Monday, Apr. 16, 1945

Veterans' Defeat

"Aurora! March forward with Lieut. Holmstrom for mayor. He fought for his country. He'll fight for the future of 'Aurora! . . ."

"Holmstrom is home! A fighting man in a fighting mood! The time to prepare for the return of your servicemen is now! . . ."

With such slogans as these, a hastily organized Servicemen's Party entered a city election campaign in industrial Aurora, Ill. (pop. 47,170), with high hopes of setting a new kind of standard in modern U.S. politics. The party's candi dates were three wounded veterans of World War II.

Last week the campaign ended without giving a spark of encouragement to such tickets. The servicemen, headed by Lieut. Richard Knute Holmstrom for mayor, got a walloping. The winner: pipe-puffing, 74-year-old Mayor Andy Carter, for 32 years an Auroran, who was unexcitedly running for a second term.

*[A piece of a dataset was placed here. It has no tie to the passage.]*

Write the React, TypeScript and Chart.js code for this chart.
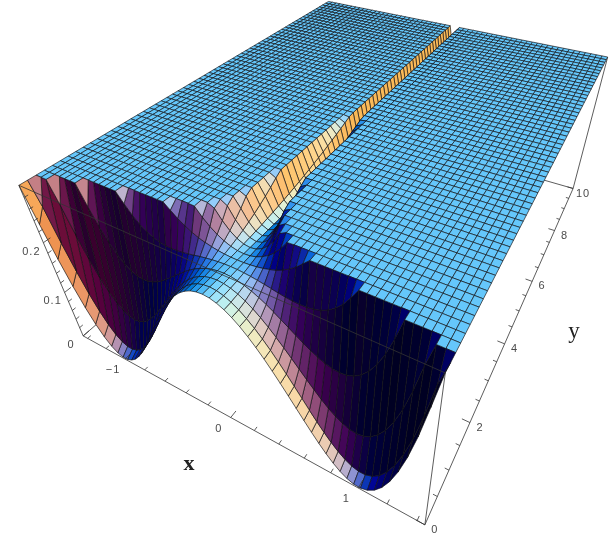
import React, { useEffect, useRef } from "react";
import { Chart, registerables } from "chart.js";

Chart.register(...registerables);

// Surface heights. Columns run outward from x = 0 (the surface is mirrored about x = 0);
// a row lists only the columns below the clip height, every further column sits on the plateau.
const zTop = 0.3;
const xRange = 1.45;
const yRange = 10;
const xColumns = [0,.0483,.0967,.145,.1933,.2417,.29,.3383,.3867,.435,.4833,.5317,.58,.6283,.6767,.725,.7733,.8217,.87,.9183,.9667,1.015,1.0633,1.1117,1.16,1.2083,1.2567,1.305,1.3533,1.4017,1.45];
const yRowCount = 60;
const zRows: number[][] = [
[.25,.2488,.2454,.2397,.2318,.2218,.2099,.1963,.1812,.1648,.1474,.1293,.1109,.0926,.0746,.0576,.0419,.0281,.0167,.0083,.0034,.0028,.0071,.017,.0332,.0566,.0878,.1278,.1774,.2376],
[.25,.2489,.2455,.2399,.2322,.2224,.2109,.1976,.1829,.1669,.15,.1325,.1147,.0969,.0797,.0634,.0485,.0356,.0251,.0176,.0138,.0143,.0197,.0307,.0482,.0728,.1054,.1467,.1978,.2594],
[.25,.249,.2461,.2413,.2347,.2263,.2165,.2052,.1928,.1795,.1656,.1513,.1371,.1233,.1102,.0985,.0884,.0806,.0755,.0738,.0761,.0829,.095,.1131,.1379,.1701,.2107,.2603],
[.25,.2493,.2472,.2439,.2392,.2335,.2268,.2192,.2111,.2027,.1942,.1859,.1782,.1715,.1662,.1627,.1615,.1631,.168,.1769,.1903,.2089,.2332,.2642],
[.25,.2497,.2489,.2476,.2459,.2439,.2417,.2396,.2377,.2363,.2357,.2361,.238,.2417,.2476,.2561,.2678,.2831],
[.25,.2503,.2511,.2525,.2546,.2575,.2613,.2663,.2726,.2805,.2902],
[.25,.2509,.2538,.2586,.2654,.2744,.2856,.2994],
[.25,.2517,.257,.2658,.2783,.2945],
[.25,.2527,.2607,.2742,.2932],
[.25,.2537,.2651,.2838],
[.25,.2549,.2698,.2946],
[.25,.2563,.2751],
[.25,.2577,.2809],
[.25,.2593,.2872],
[.25,.261,.2941],
[.25,.2629],[.25,.2648],[.25,.2669],[.25,.2692],[.25,.2715],[.25,.274],[.25,.2766],[.25,.2794],[.25,.2823],[.25,.2853],
[.25,.2884],[.25,.2917],[.25,.2951],[.25,.2986],
[.25],[.25],[.25],[.25],[.25],[.25],[.25],[.25],[.25],[.25],[.25],[.25],[.25],[.25],[.25],[.25],
[.25],[.25],[.25],[.25],[.25],[.25],[.25],[.25],[.25],[.25],[.25],[.25],[.25],[.25],[.25],[.25],
];

const xMajorTicks = [-1, 0, 1];
const xMinorTicks = [-1.4,-1.2,-.8,-.6,-.4,-.2,.2,.4,.6,.8,1.2,1.4];
const yMajorTicks = [0, 2, 4, 6, 8, 10];
const yMinorTicks = [.5,1,1.5,2.5,3,3.5,4.5,5,5.5,6.5,7,7.5,8.5,9,9.5];
const zMajorTicks = [0, 0.1, 0.2];
const zMinorTicks = [.02,.04,.06,.08,.12,.14,.16,.18,.22,.24,.26,.28];

// Camera: where known points of the bounding box land on the page, [u, v, w, px, py].
const boxCorners = [
  [0,0,0,84,335],[1,0,0,422,526],[0,0,1,17,189],[1,0,1,446,366],
  [1,1,1,608,58],[0,1,1,328,1],[1,1,0,573,188],
  [.5,0,0,231,416],[.155,0,0,125,357],[.845,0,0,363,493],
  [1,.4,0,503,345],[1,.6,0,531,281],[1,.8,0,555,230],[.5,1,1,456,27],
];
const boxHeight = 0.4;
// World axes in viewer coordinates, for the three coloured lights of the renderer.
const axisU = [.805,-.333,.491], axisV = [.588,.503,-.623], axisW = [-.04,.79,.6];

function solveCamera(): number[] {
  const n = 11;
  const A = Array.from({ length: n }, () => new Array(n + 1).fill(0));
  const add = (r: number[], t: number) => {
    for (let a = 0; a < n; a++) {
      for (let b = 0; b < n; b++) A[a][b] += r[a] * r[b];
      A[a][n] += r[a] * t;
    }
  };
  for (const [u, v, w, X, Y] of boxCorners) {
    add([u,v,w,1,0,0,0,0,-X*u,-X*v,-X*w], X);
    add([0,0,0,0,u,v,w,1,-Y*u,-Y*v,-Y*w], Y);
  }
  for (let c = 0; c < n; c++) {
    let p = c;
    for (let r = c + 1; r < n; r++) if (Math.abs(A[r][c]) > Math.abs(A[p][c])) p = r;
    [A[c], A[p]] = [A[p], A[c]];
    for (let r = 0; r < n; r++) {
      if (r === c) continue;
      const f = A[r][c] / A[c][c];
      for (let k = c; k <= n; k++) A[r][k] -= f * A[c][k];
    }
  }
  return A.map((row, i) => row[n] / row[i]);
}
const cam = solveCamera();
const project = (u: number, v: number, w: number) => {
  const d = cam[8]*u + cam[9]*v + cam[10]*w + 1;
  return {
    x: (cam[0]*u + cam[1]*v + cam[2]*w + cam[3]) / d,
    y: (cam[4]*u + cam[5]*v + cam[6]*w + cam[7]) / d,
    d,
  };
};
const xToU = (x: number) => (x + xRange) / (2 * xRange);
const yToV = (y: number) => y / yRange;
const zToW = (z: number) => z / zTop;

function heightAt(col: number, row: number) {
  const list = zRows[row];
  const k = Math.abs(col);
  return k < list.length ? list[k] : zTop;
}

function shade(nu: number, nv: number, nw: number) {
  const len = Math.hypot(nu, nv, nw) || 1;
  const nx = (nu*axisU[0] + nv*axisV[0] + nw*axisW[0]) / len;
  const ny = (nu*axisU[1] + nv*axisV[1] + nw*axisW[1]) / len;
  const nz = (nu*axisU[2] + nv*axisV[2] + nw*axisW[2]) / len;
  const ch = (v: number) => Math.round(255 * Math.min(1, Math.max(0, v)));
  const r = ch((nx + nz) / Math.SQRT2);
  const g = ch((nx + ny + nz) / Math.sqrt(3));
  const b = ch((ny + nz) / Math.SQRT2);
  return `rgb(${r},${g},${b})`;
}

function buildSurface() {
  const nCols = xColumns.length - 1;
  const cells: { pts: {x:number;y:number}[]; color: string; depth: number }[] = [];
  const vertex = (col: number, row: number) => {
    const x = Math.sign(col) * xColumns[Math.abs(col)];
    const y = (row / yRowCount) * yRange;
    const u = xToU(x), v = yToV(y), w = zToW(heightAt(col, row));
    return { u, v, w, h: w * boxHeight, p: project(u, v, w) };
  };
  for (let row = 0; row < yRowCount; row++) {
    for (let col = -nCols; col < nCols; col++) {
      const a = vertex(col, row), b = vertex(col + 1, row), c = vertex(col + 1, row + 1), e = vertex(col, row + 1);
      const d1 = [c.u - a.u, c.v - a.v, c.h - a.h];
      const d2 = [e.u - b.u, e.v - b.v, e.h - b.h];
      let nu = d1[1]*d2[2] - d1[2]*d2[1];
      let nv = d1[2]*d2[0] - d1[0]*d2[2];
      let nw = d1[0]*d2[1] - d1[1]*d2[0];
      if (nw < 0) { nu = -nu; nv = -nv; nw = -nw; }
      cells.push({
        pts: [a, b, c, e].map((q) => ({ x: q.p.x, y: q.p.y })),
        color: shade(nu, nv, nw),
        depth: (a.p.d + b.p.d + c.p.d + e.p.d) / 4,
      });
    }
  }
  const sign = project(0.5, 1, 0).d > project(0.5, 0, 0).d ? -1 : 1;
  cells.sort((p, q) => sign * (p.depth - q.depth));
  return cells;
}

function polyline(points: { u: number; v: number; w: number }[][]) {
  const out: { x: number; y: number }[] = [];
  points.forEach((seg, i) => {
    if (i) out.push({ x: NaN, y: NaN });
    seg.forEach((q) => {
      const p = project(q.u, q.v, q.w);
      out.push({ x: p.x, y: p.y });
    });
  });
  return out;
}
const P = (u: number, v: number, w: number) => ({ u, v, w });

const tickSegs: { u: number; v: number; w: number }[][] = [];
xMajorTicks.forEach((t) => tickSegs.push([P(xToU(t),0,0), P(xToU(t),.015,0)]));
xMinorTicks.forEach((t) => tickSegs.push([P(xToU(t),0,0), P(xToU(t),.008,0)]));
yMajorTicks.forEach((t) => tickSegs.push([P(1,yToV(t),0), P(.98,yToV(t),0)]));
yMinorTicks.forEach((t) => tickSegs.push([P(1,yToV(t),0), P(.99,yToV(t),0)]));
zMajorTicks.forEach((t) => tickSegs.push([P(0,0,zToW(t)), P(0,.015,zToW(t))]));
zMinorTicks.forEach((t) => tickSegs.push([P(0,0,zToW(t)), P(0,.008,zToW(t))]));

const frontEdges = [
  [P(0,0,0), P(1,0,0)],
  [P(1,0,0), P(1,1,0)],
  [P(0,0,0), P(0,0,1)],
  [P(1,0,0), P(1,0,1)],
  [P(1,1,0), P(1,1,1)],
  [P(0,0,1), P(1,0,1)],
];
const backEdges = [[P(0,0,0), P(0,1,0)], [P(0,1,0), P(1,1,0)]];

const xLabelOffset = [-12, 11], yLabelOffset = [10, 5], zLabelOffset = [-12, 9];

const surfacePlugin = {
  id: "surfacePlugin",
  afterDatasetDraw(chart: any, args: any) {
    const ds: any = chart.data.datasets[args.index];
    if (!ds.cellColors) return;
    const ctx = chart.ctx, pts = args.meta.data;
    ctx.save();
    ctx.lineWidth = 0.75;
    ctx.lineJoin = "round";
    ctx.strokeStyle = "rgba(16,16,20,0.88)";
    for (let c = 0; c < ds.cellColors.length; c++) {
      const k = c * 4;
      ctx.beginPath();
      ctx.moveTo(pts[k].x, pts[k].y);
      ctx.lineTo(pts[k+1].x, pts[k+1].y);
      ctx.lineTo(pts[k+2].x, pts[k+2].y);
      ctx.lineTo(pts[k+3].x, pts[k+3].y);
      ctx.closePath();
      ctx.fillStyle = ds.cellColors[c];
      ctx.fill();
      ctx.stroke();
    }
    ctx.restore();
  },
  afterDraw(chart: any) {
    const ctx = chart.ctx, sx = chart.scales.x, sy = chart.scales.y;
    const put = (text: string, q: { u: number; v: number; w: number }, off: number[]) => {
      const p = project(q.u, q.v, q.w);
      ctx.fillText(text, sx.getPixelForValue(p.x) + off[0], sy.getPixelForValue(p.y) + off[1]);
    };
    ctx.save();
    ctx.textAlign = "center";
    ctx.textBaseline = "middle";
    ctx.fillStyle = "#4a4a4a";
    ctx.font = '11px "Liberation Sans"';
    (ctx as any).letterSpacing = "1px";
    xMajorTicks.forEach((t) => put(t < 0 ? "\u2212" + -t : String(t), P(xToU(t),0,0), xLabelOffset));
    yMajorTicks.forEach((t) => put(String(t), P(1,yToV(t),0), yLabelOffset));
    zMajorTicks.forEach((t) => put(String(t), P(0,0,zToW(t)), zLabelOffset));
    (ctx as any).letterSpacing = "0px";
    ctx.fillStyle = "#222";
    ctx.font = 'bold 22px "Liberation Serif"';
    ctx.fillText("x", sx.getPixelForValue(189), sy.getPixelForValue(464));
    ctx.font = '23px "Liberation Serif"';
    ctx.fillText("y", sx.getPixelForValue(574), sy.getPixelForValue(332));
    ctx.restore();
  },
};

export default function App() {
  const ref = useRef<HTMLCanvasElement>(null);
  useEffect(() => {
    const cells = buildSurface();
    const lineStyle = {
      showLine: true, pointRadius: 0, borderColor: "#333", borderWidth: 0.8, spanGaps: false, clip: false,
    };
    const chart = new Chart(ref.current!, {
      type: "scatter",
      data: {
        datasets: [
          { label: "box front", data: polyline(frontEdges), ...lineStyle, order: 1 },
          { label: "ticks", data: polyline(tickSegs), ...lineStyle, order: 1 },
          {
            label: "surface",
            data: cells.flatMap((c) => c.pts),
            cellColors: cells.map((c) => c.color),
            pointRadius: 0, showLine: false, clip: false, order: 2,
          } as any,
          { label: "box back", data: polyline(backEdges), ...lineStyle, order: 3 },
        ],
      },
      options: {
        animation: false,
        responsive: false,
        normalized: true,
        events: [],
        layout: { padding: 0 },
        plugins: { legend: { display: false }, title: { display: false }, tooltip: { enabled: false } },
        scales: {
          x: { type: "linear", min: 0, max: 609, display: false },
          y: { type: "linear", min: 0, max: 542, reverse: true, display: false },
        },
      },
      plugins: [surfacePlugin],
    } as any);
    return () => chart.destroy();
  }, []);
  return (
    <div style={{ position: "fixed", left: 0, top: 0, width: 609, height: 542, background: "#fff" }}>
      <canvas ref={ref} width={609} height={542} style={{ display: "block" }} />
    </div>
  );
}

Mayor Carter's opponent, 34-year-old Lieut. Holmstrom, had been a platoon leader in Italy, had won the Purple Heart and the Silver Star. His running mates : for city clerk -- Richard Edward Gieser, 26, who had been a Marine parachutist, nad three fingers on his right hand blown off at Guadalcanal; for city treasurer--Eldon Darrell Roadruck, 27, who had been 23 months overseas in the infantry, had been shot through both legs at Munda.

Because the wounded Holmstrom was still in a hospital, the servicemen's campaign did not get under way until ten days before election. Then it was dull--no mass meetings, no speeches by the candidates; there was a telephone campaign and advertisements in the Aurora Beacon-News. Voters, at the end, were too busy with war work, or too sure Andy Carter was in. Of about 27,000 eligible to go to the polls, only 11,930 voted.

Said Aurora's Beacon-News: "Our people didn't want to exchange a mayor of proved integrity and business and administrative ability for one of inexperience. . . ." The servicemen, a sad political lesson learned, thought they might try again in four more years.